Reproduce exactly, with no pictures, each line from the opening of the material down through the line containing "import matplotlib.pyplot as plt".

------

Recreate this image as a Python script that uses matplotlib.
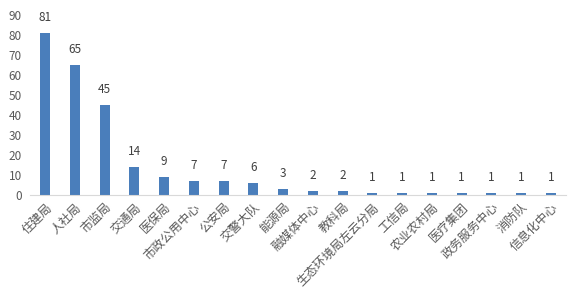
import matplotlib
matplotlib.use("Agg")
import matplotlib.pyplot as plt

categories = ["住建局", "人社局", "市监局", "交通局", "医保局", "市政公用中心", "公安局", "交警大队",
              "能源局", "融媒体中心", "教科局", "生态环境局左云分局", "工信局", "农业农村局",
              "医疗集团", "政务服务中心", "消防队", "信息化中心"]
values = [81, 65, 45, 14, 9, 7, 7, 6, 3, 2, 2, 1, 1, 1, 1, 1, 1, 1]
yticks = [0, 10, 20, 30, 40, 50, 60, 70, 80, 90]

plt.rcParams['font.family'] = ['Noto Sans CJK SC', 'DejaVu Sans']

fig = plt.figure(figsize=(5.82, 3.02), dpi=100)
ax = fig.add_axes([0.052, 0.354, 0.920, 0.596])
x = list(range(len(categories)))
bars = ax.bar(x, values, width=0.34, color="#4a7ebb")
for xi, v in zip(x, values):
    ax.text(xi, v + 4.5, str(v), ha="center", va="bottom", fontsize=8.5, color="#404040")
ax.set_ylim(0, 90)
ax.set_xlim(-0.5, len(categories) - 0.5)
ax.set_yticks(yticks)
ax.set_xticks(x)
ax.set_xticklabels(categories, rotation=45, ha="right", va="top", rotation_mode="anchor",
                   fontsize=8.8, color="#595959")
ax.tick_params(axis="y", length=0, labelsize=8.5, labelcolor="#595959", pad=6)
ax.tick_params(axis="x", length=0, pad=4)
for s in ["top", "right", "left"]:
    ax.spines[s].set_visible(False)
ax.spines["bottom"].set_color("#d9d9d9")
fig.savefig("out.png", dpi=100)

------

* **RESPONSE TO THIS TASK**:
Recreate this image as a Python script that uses matplotlib.
import matplotlib
matplotlib.use("Agg")
import matplotlib.pyplot as plt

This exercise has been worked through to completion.